My heart is so full of so many things today that it is hard to pick one to write about.
My mother’s story is winding down. While she is not dying exactly, she has a lot of health problems, and she is getting tired of fighting them. She is readying herself for the end of her days, but today is a good day and my sister is with her. For today we are in a happy place.
My sons were home last weekend, both to see my mother and to have our family all together to celebrate Brian’s 21st birthday. Now they are gone, Kevin back to New Hampshire to continue working on his Master’s thesis, and Brian to Spain for study abroad. Though I am lonely for them, I am also so proud of them and the men they have become.
Brian has been committed to health and fitness since he graduated high school three years ago. Now he is helping me as my personal trainer, guiding me with diet and exercise to a healthier way of living. With him in Spain, my husband has taken over holding me accountable and so, though I was somewhat dejected from a rough day with my mother yesterday, I went out to walk anyway, knowing I would have to answer to both of them if I didn’t. Now I feel better, more at peace. As Elle Woods says in Legally Blond, “Exercise gives you endorphins. Endorphins make you happy.”
I still do not have a job for next year, and yet the new principal has promised me that I will. Thanks to the endorphins, right now I believe that she will come through, even though I am anxious about it most of the time. Not that she isn’t being honest with her intentions, she is, but I am afraid that whatever position she intends for me will evaporate before we get there. She’ll say that she’s so sorry, and I do believe she will be, but I will still be unemployed. Can’t think of that now, I just have to trust that everything will work out.

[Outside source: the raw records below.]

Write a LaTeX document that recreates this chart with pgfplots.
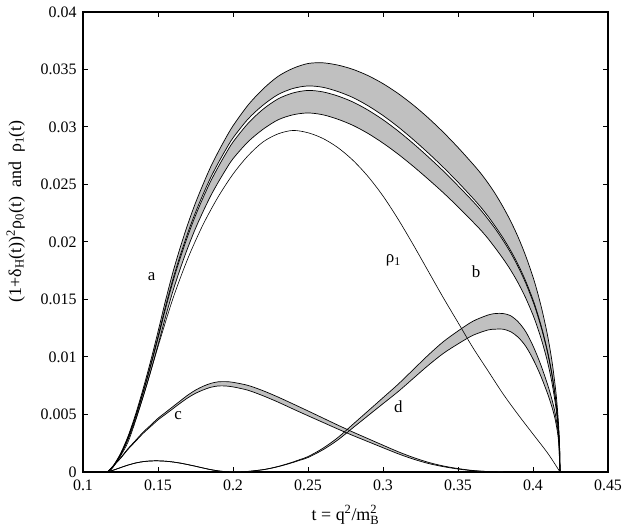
\documentclass[border=0pt]{standalone}
\usepackage{amsmath}
\usepackage{fontspec}
\setmainfont{Liberation Serif}
\usepackage{pgfplots}
\pgfplotsset{compat=1.18}
\usepgfplotslibrary{fillbetween}
\usepackage{pgfplotstable}
\definecolor{bandgray}{RGB}{192,192,192}

\pgfplotstableread{
t u1 u2 l1 l2
0.1163 0 0 0 0
0.120 0.0005 0.00048 0.00048 0.00045
0.125 0.0016 0.00154 0.00152 0.00145
0.130 0.0031 0.00299 0.00295 0.00281
0.135 0.0050 0.00483 0.00477 0.00453
0.140 0.0072 0.00695 0.00686 0.00652
0.145 0.0096 0.00926 0.00915 0.00869
0.150 0.0122 0.01177 0.01163 0.01104
0.155 0.0149 0.01438 0.01420 0.01348
0.160 0.0174 0.01679 0.01658 0.01575
0.165 0.0196 0.01891 0.01868 0.01774
0.170 0.0216 0.02084 0.02058 0.01955
0.175 0.0234 0.02258 0.02230 0.02118
0.180 0.0250 0.02413 0.02383 0.02263
0.185 0.0265 0.02557 0.02525 0.02398
0.190 0.0278 0.02683 0.02649 0.02516
0.195 0.0290 0.02799 0.02764 0.02625
0.200 0.0301 0.02905 0.02869 0.02724
0.210 0.0319 0.03069 0.03031 0.02871
0.220 0.0333 0.03190 0.03154 0.02980
0.230 0.0344 0.03282 0.03244 0.03062
0.240 0.0351 0.03335 0.03296 0.03106
0.250 0.03552 0.03357 0.03318 0.03122
0.260 0.03558 0.03345 0.03305 0.03106
0.270 0.03538 0.03308 0.03269 0.03067
0.280 0.03501 0.03256 0.03217 0.03014
0.290 0.03447 0.03185 0.03147 0.02944
0.300 0.03377 0.03100 0.03063 0.02860
0.310 0.03292 0.03002 0.02966 0.02765
0.320 0.03193 0.02893 0.02858 0.02660
0.330 0.03081 0.02776 0.02742 0.02548
0.340 0.02957 0.02652 0.02620 0.02431
0.350 0.02822 0.02520 0.02489 0.02306
0.360 0.02677 0.02380 0.02353 0.02174
0.365 0.02600 0.02306 0.02280 0.02106
0.370 0.02513 0.02224 0.02199 0.02030
0.375 0.02416 0.02133 0.02112 0.01945
0.380 0.02306 0.02036 0.02015 0.01856
0.385 0.02184 0.01928 0.01909 0.01758
0.390 0.02045 0.01806 0.01787 0.01646
0.395 0.01884 0.01664 0.01647 0.01517
0.400 0.01696 0.01498 0.01482 0.01365
0.403 0.01562 0.01379 0.01365 0.01257
0.406 0.01410 0.01245 0.01232 0.01135
0.409 0.01233 0.01089 0.01078 0.00993
0.411 0.01095 0.00967 0.00957 0.00881
0.413 0.00932 0.00823 0.00815 0.00750
0.415 0.00727 0.00642 0.00635 0.00585
0.416 0.00595 0.00525 0.00520 0.00479
0.417 0.00422 0.00373 0.00369 0.00340
0.4175 0.00299 0.00264 0.00261 0.00241
0.4178 0.00189 0.00167 0.00165 0.00152
0.418 0 0 0 0
}\bigtab

\pgfplotstableread{
t r
0.1163 0
0.120 0.0004
0.130 0.0026
0.140 0.0065
0.150 0.0109
0.160 0.0151
0.170 0.0186
0.180 0.0215
0.190 0.0239
0.200 0.0259
0.210 0.0275
0.220 0.0287
0.230 0.0294
0.240 0.0297
0.250 0.0295
0.260 0.0290
0.270 0.0282
0.280 0.0271
0.290 0.0257
0.300 0.0240
0.310 0.0220
0.320 0.0198
0.330 0.0175
0.340 0.0152
0.350 0.0130
0.360 0.0108
0.370 0.0088
0.380 0.0068
0.390 0.0050
0.400 0.0033
0.410 0.0016
0.418 0
}\rtab

\pgfplotstableread{
t top bot
0.1163 0 0
0.120 0.00051 0.00049
0.125 0.00122 0.00118
0.130 0.00203 0.00197
0.135 0.00274 0.00266
0.140 0.00345 0.00335
0.145 0.00406 0.00394
0.150 0.00467 0.00453
0.155 0.00518 0.00502
0.160 0.00569 0.00551
0.165 0.00620 0.00600
0.170 0.00670 0.00646
0.175 0.00712 0.00684
0.180 0.00745 0.00713
0.185 0.00770 0.00736
0.190 0.00784 0.00748
0.195 0.00786 0.00748
0.200 0.00780 0.00740
0.210 0.00753 0.00711
0.220 0.00707 0.00663
0.230 0.00652 0.00608
0.240 0.00592 0.00548
0.250 0.00531 0.00489
0.260 0.00469 0.00431
0.270 0.00407 0.00373
0.280 0.00347 0.00317
0.290 0.00290 0.00264
0.300 0.00233 0.00211
0.310 0.00177 0.00159
0.320 0.00127 0.00113
0.330 0.00085 0.00075
0.340 0.00053 0.00047
0.350 0.00030 0.00026
0.360 0.00013 0.00011
0.370 0.00004 0.00004
0.380 0 0
}\ctab

\pgfplotstableread{
t top bot
0.1163 0 0
0.120 0.00015 0.00015
0.125 0.00038 0.00038
0.130 0.00060 0.00060
0.135 0.00078 0.00078
0.140 0.00090 0.00090
0.145 0.00096 0.00096
0.150 0.00097 0.00097
0.155 0.00094 0.00094
0.160 0.00087 0.00087
0.165 0.00077 0.00077
0.170 0.00064 0.00064
0.175 0.00050 0.00050
0.180 0.00035 0.00035
0.185 0.00021 0.00021
0.190 0.00010 0.00010
0.195 0.00003 0.00003
0.200 0 0
0.205 0.00001 0.00001
0.210 0.00005 0.00005
0.215 0.000122 0.000118
0.220 0.000203 0.000197
0.225 0.000326 0.000314
0.230 0.000479 0.000461
0.235 0.000665 0.000635
0.240 0.000871 0.000829
0.245 0.001100 0.001040
0.250 0.001339 0.001261
0.260 0.002066 0.001934
0.270 0.003004 0.002796
0.280 0.004152 0.003848
0.290 0.005304 0.004896
0.300 0.006460 0.005940
0.310 0.007621 0.006979
0.320 0.008883 0.008118
0.330 0.010146 0.009254
0.340 0.011308 0.010292
0.350 0.012262 0.011138
0.360 0.013113 0.011888
0.370 0.013650 0.012350
0.375 0.013781 0.012420
0.380 0.013781 0.012419
0.385 0.013596 0.012204
0.390 0.013070 0.011730
0.395 0.012238 0.010962
0.400 0.010972 0.009828
0.405 0.009390 0.008410
0.410 0.007491 0.006710
0.413 0.006119 0.005481
0.415 0.004959 0.004442
0.417 0.003060 0.002741
0.418 0 0
}\dtab

\begin{document}
\begin{tikzpicture}
\begin{axis}[
  name=ax,
  scale only axis,
  width=525bp, height=460bp,
  xmin=0.1, xmax=0.45, ymin=0, ymax=0.04,
  xtick={0.1,0.15,0.2,0.25,0.3,0.35,0.4,0.45},
  ytick={0,0.005,0.01,0.015,0.02,0.025,0.03,0.035,0.04},
  scaled ticks=false,
  xticklabel style={/pgf/number format/.cd, fixed, precision=2, /tikz/.cd, yshift=-4bp},
  yticklabel style={/pgf/number format/.cd, fixed, precision=3, /tikz/.cd, xshift=-3bp},
  /pgf/number format/assume math mode=true,
  tick label style={font=\fontsize{16}{17}\selectfont},
  tick align=inside,
  major tick length=5bp,
  axis line style={line width=1.2bp},
  every tick/.style={black, line width=1bp},
  xlabel={t = q\textsuperscript{2}/$\text{m}^{\text{2}}_{\text{B}}$},
  ylabel={(1+δ\textsubscript{H}(t))\textsuperscript{2}ρ\textsubscript{0}(t)\ \ and\ \ ρ\textsubscript{1}(t)},
  label style={font=\fontsize{18}{20}\selectfont},
  xlabel style={at={(axis description cs:0.5,-0.094)}, anchor=center},
  ylabel style={at={(axis description cs:-0.128,0.567)}, anchor=center},
  every axis plot/.append style={line width=0.7bp, black},
]
% invisible named paths
\addplot[draw=none, smooth, name path=U1, forget plot] table[x=t,y=u1]{\bigtab};
\addplot[draw=none, smooth, name path=U2, forget plot] table[x=t,y=u2]{\bigtab};
\addplot[draw=none, smooth, name path=L1, forget plot] table[x=t,y=l1]{\bigtab};
\addplot[draw=none, smooth, name path=L2, forget plot] table[x=t,y=l2]{\bigtab};
\addplot[draw=none, smooth, name path=C1, forget plot] table[x=t,y=top]{\ctab};
\addplot[draw=none, smooth, name path=C2, forget plot] table[x=t,y=bot]{\ctab};
\addplot[draw=none, smooth, name path=D1, forget plot] table[x=t,y=top]{\dtab};
\addplot[draw=none, smooth, name path=D2, forget plot] table[x=t,y=bot]{\dtab};
% fills
\addplot[fill=bandgray, draw=none, forget plot] fill between[of=U1 and U2];
\addplot[fill=bandgray, draw=none, forget plot] fill between[of=L1 and L2];
\addplot[fill=bandgray, draw=none, forget plot] fill between[of=C1 and C2];
\addplot[fill=bandgray, draw=none, forget plot] fill between[of=D1 and D2];
% lines
\addplot[smooth] table[x=t,y=u1]{\bigtab};
\addplot[smooth] table[x=t,y=u2]{\bigtab};
\addplot[smooth] table[x=t,y=l1]{\bigtab};
\addplot[smooth] table[x=t,y=l2]{\bigtab};
\addplot[smooth, line width=0.6bp] table[x=t,y=r]{\rtab};
\addplot[smooth] table[x=t,y=top]{\ctab};
\addplot[smooth] table[x=t,y=bot]{\ctab};
\addplot[smooth] table[x=t,y=top]{\dtab};
\addplot[smooth] table[x=t,y=bot]{\dtab};
% labels
\node[font=\fontsize{17}{19}\selectfont] at (axis cs:0.1458,0.0170) {a};
\node[font=\fontsize{17}{19}\selectfont] at (axis cs:0.362,0.0174) {b};
\node[font=\fontsize{17}{19}\selectfont] at (axis cs:0.3069,0.0184) {ρ\textsubscript{1}};
\node[font=\fontsize{17}{19}\selectfont] at (axis cs:0.1635,0.0049) {c};
\node[font=\fontsize{17}{19}\selectfont] at (axis cs:0.3102,0.0057) {d};
\end{axis}
\pgfresetboundingbox
\path ([xshift=-83bp,yshift=-55bp]ax.south west) rectangle ([xshift=14bp,yshift=12bp]ax.north east);
\end{tikzpicture}
\end{document}
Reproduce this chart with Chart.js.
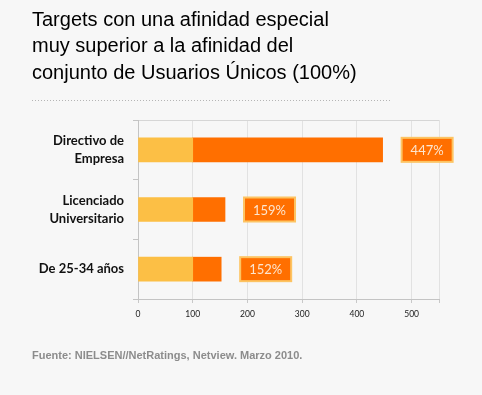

I had an interesting epiphany–revelation?–maybe just a thought?–about my husband when I was out walking today. I know that people often say that the passion of your early years together gives way to a stronger love that comes with being comfortable together and sharing a history. That is certainly the case, and yet there is so much more to the story. We’re married 32 years this week, and what I am finding is that as our family falls away, and we are left more and more with only each other, I am almost desperate to be with him. Don’t get me wrong–I am happy to be alone during the day, to have time to write, run errands and see my friends, but all of that is done with the expectation that he will be home at night. As we begin to plan our retirement, we have something our parents never had (both his and mine are/were divorced). We are going into it together, and we are planning what we are going to do with our time, not just mine or his. As much as I miss the boys–and I do miss them a lot, we both do–there is a kind of excitement in seeing what the next phase in our life is going to bring.
While I was cooling down from my walk (it is really hot here in Georgia right now), I was lucky to find the movie The Secret Garden on cable. I love this story and will write more about the movie in a later post, but for now what is important is that it gives me peace and makes me ready to write. It reminds me that I want to make people feel the way it makes me feel–that the world is a good and beautiful place. The is why I write romance–so that I can give every story a happy ending.